According to mythology, Mýkonos did not exist but was formed by the giant rock Poseidon threw, in order to bury the giants that Hercules killed. Hence her name, which in the ancient language meant “rocky place”. Others believe that the name of the island comes from the hero Mýkono, son of king Ánios of Delos and descendent of god Apollo.
The earliest setllements found on the island are dated between 5000 and 4000 BC., and belonged to the Carians and the Phoenicians. Much later, around the 11th century BC., the Ionians come and colonise the island, building two settlements, the first where today’s town of Mýkonos is and the second close to Palaiókastro. At the time, the island was named “Dípolis” (= two cities, in ancient greek).
In the Classical years, Mýkonos was under the shadow of sacred Delos and therefore, did not prosper. On the contrary, its inhabitants were widely known for their poverty and were made fun in several ancient plays from respected authors. As a result, the word Myconiatis (i.e. the citizen of Mýconos) became a synonym for stingy, miser, greedy.
During the Hellenic – Persian Wars, Mýconos was conquered by the Persian king Darius in 490 BC. and was used as a base for their nautical operations in central Aegean. After the defeat of the Persians by the Athenians in the sea battle of Salamína (480 BC.), Mýconos entered the Delian Alliance and later the Athenian Alliance (477 – 449 BC.).
Around the 2nd century BC., Mýconos became part of the Roman Empire and 4 centuries later, part of the Byzantine Empire. In the 7th century AD, the Byzantines built several walls in order to defend against the Arabian raids. At the end of the 12th century AD, after the 4th Crusade, the island passes on the hands of the Venetians up until the Ottoman admiral Barbarossa, in 1537, conquered it.
Mýconos was liberated in 1822 during the Hellenic Wars of Independence, with the help of the incredible heroine Mantó Mavrogénous. Mantó (Magdalene) was born in Trieste in 1796 by rich greek parents who originated from Mýconos. A little bit before the start of the Hellenic Wars of Independence, Mantó moved to Mýconos and started immediately supporting the fighting greeks, initially against the pirates and then against the Turks (glorified pirates). Spending her fortune, she supplied ships and arms to the cause, trained and send troops in every large battle.

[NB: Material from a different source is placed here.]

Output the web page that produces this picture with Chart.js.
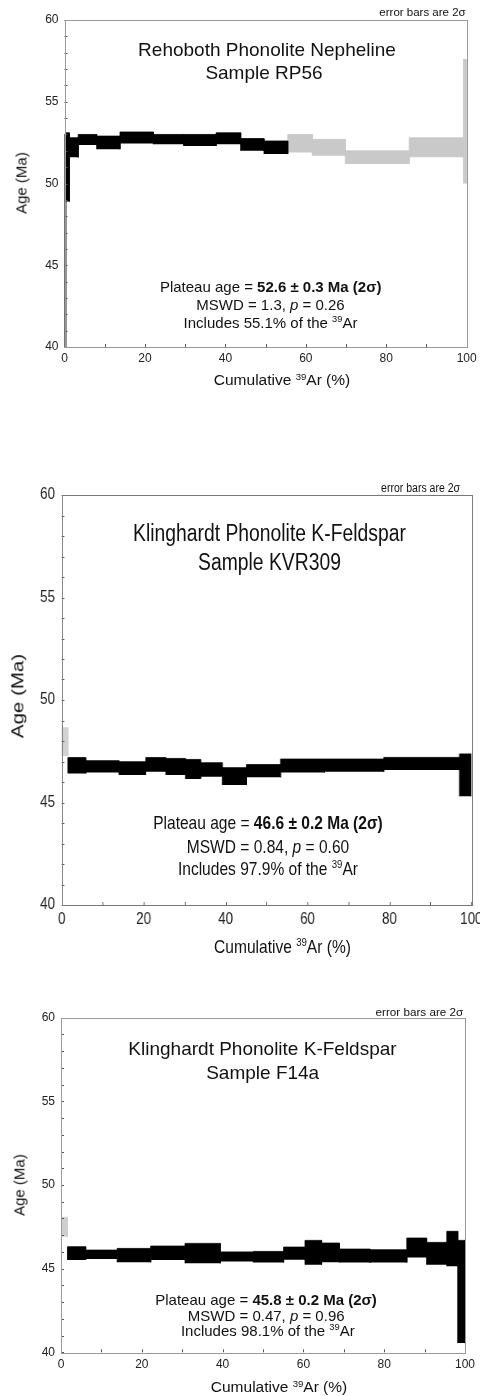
<!DOCTYPE html>
<html>
<head>
<meta charset="utf-8">
<script src="https://cdn.jsdelivr.net/npm/chart.js@4.4.1/dist/chart.umd.min.js"></script>
<style>
  body { margin: 0; background: #fff; width: 480px; height: 1396px; overflow: hidden; position: relative;
         font-family: "Liberation Sans", Arial, sans-serif; color: #111; }
  .p { position: absolute; left: 0; }
  .p canvas { position: absolute; left: 0; top: 0; }
  .t { position: absolute; white-space: nowrap; line-height: 1; transform: translate(-50%, -50%); }
  .r { transform: translate(-100%, -50%); }
  .v { transform: translate(-50%, -50%) rotate(-90deg); }
  sup { font-size: 0.62em; vertical-align: 0.55em; line-height: 0; }
</style>
</head>
<body>

<div class="p" style="top:0;width:480px;height:400px">
  <canvas id="c1" width="480" height="400"></canvas>
  <div class="t r" style="left:465.7px;top:13px;font-size:11.5px">error bars are 2σ</div>
  <div class="t" style="left:267px;top:49px;font-size:19px">Rehoboth Phonolite Nepheline</div>
  <div class="t" style="left:264px;top:72px;font-size:19px">Sample RP56</div>
  <div class="t" style="left:270.7px;top:286px;font-size:15px">Plateau age = <b>52.6 ± 0.3 Ma (2σ)</b></div>
  <div class="t" style="left:270.5px;top:304px;font-size:15px">MSWD = 1.3, <i>p</i> = 0.26</div>
  <div class="t" style="left:270.5px;top:321.7px;font-size:15px">Includes 55.1% of the <sup>39</sup>Ar</div>
  <div class="t" style="left:282px;top:380px;font-size:15.5px">Cumulative <sup>39</sup>Ar (%)</div>
  <div class="t v" style="left:21px;top:183px;font-size:15px">Age (Ma)</div>
</div>

<div class="p" style="top:440px;width:571.4px;height:520px;transform:scaleX(0.84);transform-origin:0 0">
  <canvas id="c2" width="571" height="520"></canvas>
  <div class="t r" style="left:547.6px;top:47.7px;font-size:12.5px">error bars are 2σ</div>
  <div class="t" style="left:320.8px;top:92.7px;font-size:23px">Klinghardt Phonolite K-Feldspar</div>
  <div class="t" style="left:320.8px;top:121.7px;font-size:23px">Sample KVR309</div>
  <div class="t" style="left:319px;top:383.3px;font-size:18.5px">Plateau age = <b>46.6 ± 0.2 Ma (2σ)</b></div>
  <div class="t" style="left:319px;top:406.7px;font-size:18.5px">MSWD = 0.84, <i>p</i> = 0.60</div>
  <div class="t" style="left:319px;top:429.3px;font-size:18.5px">Includes 97.9% of the <sup>39</sup>Ar</div>
  <div class="t" style="left:336.3px;top:506.7px;font-size:18.5px">Cumulative <sup>39</sup>Ar (%)</div>
  <div class="t v" style="left:20.8px;top:256px;font-size:20.5px">Age (Ma)</div>
</div>

<div class="p" style="top:990px;width:480px;height:406px">
  <canvas id="c3" width="480" height="406"></canvas>
  <div class="t r" style="left:463.3px;top:21.7px;font-size:11.7px">error bars are 2σ</div>
  <div class="t" style="left:262.5px;top:58.3px;font-size:19px">Klinghardt Phonolite K-Feldspar</div>
  <div class="t" style="left:262.7px;top:81.7px;font-size:19px">Sample F14a</div>
  <div class="t" style="left:266px;top:309px;font-size:15px">Plateau age = <b>45.8 ± 0.2 Ma (2σ)</b></div>
  <div class="t" style="left:266.2px;top:324.5px;font-size:15px">MSWD = 0.47, <i>p</i> = 0.96</div>
  <div class="t" style="left:267.8px;top:339.5px;font-size:15px">Includes 98.1% of the <sup>39</sup>Ar</div>
  <div class="t" style="left:279px;top:396.7px;font-size:15.5px">Cumulative <sup>39</sup>Ar (%)</div>
  <div class="t v" style="left:18.5px;top:195px;font-size:15px">Age (Ma)</div>
</div>

<script>
// tick labels shared by all three spectra
const xTicks = [0, 20, 40, 60, 80, 100];
const yTicks = [40, 45, 50, 55, 60];

// Rehoboth RP56: step edges (cumulative 39Ar %), age low / high (Ma, 2 sigma)
const rpEdges = [0, 0.3, 1.2, 3.4, 8.0, 13.8, 22.1, 29.6, 37.7, 43.8, 49.6, 55.5, 61.6, 69.8, 85.7, 99.2, 100];
const rpLow   = [38.0, 48.9, 51.6, 52.35, 52.1, 52.45, 52.4, 52.3, 52.4, 52.0, 51.8, 51.9, 51.7, 51.2, 51.6, 50.0];
const rpHigh  = [53.0, 53.1, 52.8, 53.0, 52.9, 53.15, 53.0, 53.0, 53.1, 52.75, 52.6, 53.0, 52.7, 52.0, 52.8, 57.6];
const rpPlateau = [1, 1, 1, 1, 1, 1, 1, 1, 1, 1, 1, 0, 0, 0, 0, 0];

// Klinghardt KVR309
const kvEdges = [0, 1.5, 5.85, 14.0, 20.5, 25.4, 30.2, 33.9, 39.2, 45.1, 53.4, 64.2, 78.6, 97.1, 100];
const kvLow   = [47.27, 46.42, 46.46, 46.34, 46.5, 46.34, 46.15, 46.26, 45.85, 46.23, 46.46, 46.5, 46.58, 45.3];
const kvHigh  = [48.65, 47.19, 47.04, 46.99, 47.19, 47.15, 47.1, 46.94, 46.7, 46.85, 47.12, 47.12, 47.2, 47.37];
const kvPlateau = [0, 1, 1, 1, 1, 1, 1, 1, 1, 1, 1, 1, 1, 1];

// Klinghardt F14a
const fEdges = [0, 1.6, 6.1, 13.9, 22.2, 30.7, 39.4, 47.6, 55.1, 60.4, 64.5, 68.9, 76.5, 85.6, 90.5, 95.5, 98.2, 100];
const fLow   = [46.9, 45.52, 45.58, 45.38, 45.52, 45.32, 45.42, 45.37, 45.53, 45.24, 45.39, 45.37, 45.37, 45.67, 45.24, 45.14, 40.55];
const fHigh  = [48.07, 46.31, 46.11, 46.21, 46.35, 46.51, 46.0, 46.03, 46.29, 46.69, 46.53, 46.17, 46.13, 46.83, 46.57, 47.23, 46.69];
const fPlateau = [0, 1, 1, 1, 1, 1, 1, 1, 1, 1, 1, 1, 1, 1, 1, 1, 1];

const fontFamily = '"Liberation Sans", Arial, sans-serif';

// box around the plot plus small inward tick marks
const framePlugin = {
    id: 'frame',
    afterDatasetsDraw(chart, args, opts) {
        const ctx = chart.ctx;
        const a = chart.chartArea;
        const x = chart.scales.x, y = chart.scales.y;
        ctx.save();
        ctx.lineWidth = 1;
        ctx.strokeStyle = opts.tickColor;
        ctx.beginPath();
        for (let v = y.min; v <= y.max; v += 1) {
            const py = Math.round(y.getPixelForValue(v)) + 0.5;
            ctx.moveTo(a.left, py);
            ctx.lineTo(a.left + 3, py);
        }
        for (let v = x.min; v <= x.max; v += 10) {
            const px = Math.round(x.getPixelForValue(v)) + 0.5;
            ctx.moveTo(px, a.bottom);
            ctx.lineTo(px, a.bottom - 3);
        }
        ctx.stroke();
        ctx.strokeStyle = opts.color;
        ctx.strokeRect(Math.round(a.left) + 0.5, Math.round(a.top) + 0.5,
                       Math.round(a.right - a.left), Math.round(a.bottom - a.top));
        ctx.restore();
    }
};

function makeChart(id, edges, low, high, plateau, cfg) {
    const datasets = low.map(function(lo, i) {
        const colour = plateau[i] ? '#000' : cfg.gray;
        return {
            data: [
                {x: edges[i], y: lo}, {x: edges[i], y: high[i]},
                {x: edges[i + 1], y: high[i]}, {x: edges[i + 1], y: lo}
            ],
            fill: 'shape',
            backgroundColor: colour,
            // thin outline in the same colour closes the seams between steps
            borderColor: colour,
            borderWidth: 0.8,
            pointRadius: 0,
            tension: 0,
            clip: 0
        };
    });

    return new Chart(document.getElementById(id), {
        type: 'line',
        data: { datasets: datasets },
        plugins: [framePlugin],
        options: {
            responsive: false,
            animation: false,
            events: [],
            layout: { padding: cfg.pad },
            plugins: {
                legend: { display: false },
                tooltip: { enabled: false },
                frame: { color: cfg.frame, tickColor: '#555' }
            },
            scales: {
                x: {
                    type: 'linear', min: 0, max: 100,
                    afterBuildTicks: s => { s.ticks = xTicks.map(v => ({ value: v })); },
                    ticks: { font: { family: fontFamily, size: cfg.tickSize }, color: '#222',
                             padding: cfg.xPad, maxRotation: 0, autoSkip: false },
                    grid: { display: false, drawTicks: false },
                    border: { display: false },
                    afterFit: s => { s.height = cfg.xh; s.paddingLeft = 0; s.paddingRight = 0; }
                },
                y: {
                    type: 'linear', min: 40, max: 60,
                    afterBuildTicks: s => { s.ticks = yTicks.map(v => ({ value: v })); },
                    ticks: { font: { family: fontFamily, size: cfg.tickSize }, color: '#222',
                             padding: cfg.yPad, autoSkip: false },
                    grid: { display: false, drawTicks: false },
                    border: { display: false },
                    afterFit: s => { s.width = cfg.yw; s.paddingTop = 0; s.paddingBottom = 0; }
                }
            }
        }
    });
}

makeChart('c1', rpEdges, rpLow, rpHigh, rpPlateau, {
    gray: '#c9c9c9', frame: '#9a9a9a', tickSize: 12,
    pad: { left: 0, top: 20, right: 13.3, bottom: 0 }, yw: 64.5, xh: 53, xPad: 4, yPad: 6
});
makeChart('c2', kvEdges, kvLow, kvHigh, kvPlateau, {
    gray: '#d2d2d2', frame: '#777', tickSize: 16,
    pad: { left: 0, top: 55, right: 9.9, bottom: 0 }, yw: 73.5, xh: 55, xPad: 5, yPad: 8
});
makeChart('c3', fEdges, fLow, fHigh, fPlateau, {
    gray: '#cfcfcf', frame: '#9a9a9a', tickSize: 12,
    pad: { left: 0, top: 27.7, right: 15, bottom: 0 }, yw: 61, xh: 43.7, xPad: 4.8, yPad: 6
});
</script>
</body>
</html>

Her parents eventually disinherited her, Mantó spent all of her fortune to the cause and at the end, not only she did not receive any compensation from the new Hellenic state, she didn’t even qualify to get a pension! Ioánnis Kolétis, an abomination of a man who, when his comrades were dying in the battles for a free Hellas, he made a fortune and even became the Prime Minister for a while, he was alarmed when Mantó engaged Aléxandros Ypsilántis. Afraid that the two strong families will join their resources, he managed to break the marriage by poisoning the mind of Aléxandros and then, when Ypsilántis died, exiled Mantó who eventually died impoverished and heartbroken in Páros island, 1840.
There is a large and very interesting archaeological museum in Mýconos town, with vessels, figurines and many other findings from antiquity. There is also a folklore museum.
However, what Mýconos has that other islands don’t is night life! There is no self-respecting dj who has not worked a season in Mýconos. Every summer, some of the best and liveliest parties in Europe happen here. If you are 18 – 25 years old, in body or spirit, your lift off lies in the magical, jovial island of Mýconos.
Mýconos also offers an amazing array of epic sandy beaches, a very nice and natural antidote to last night’s hangover!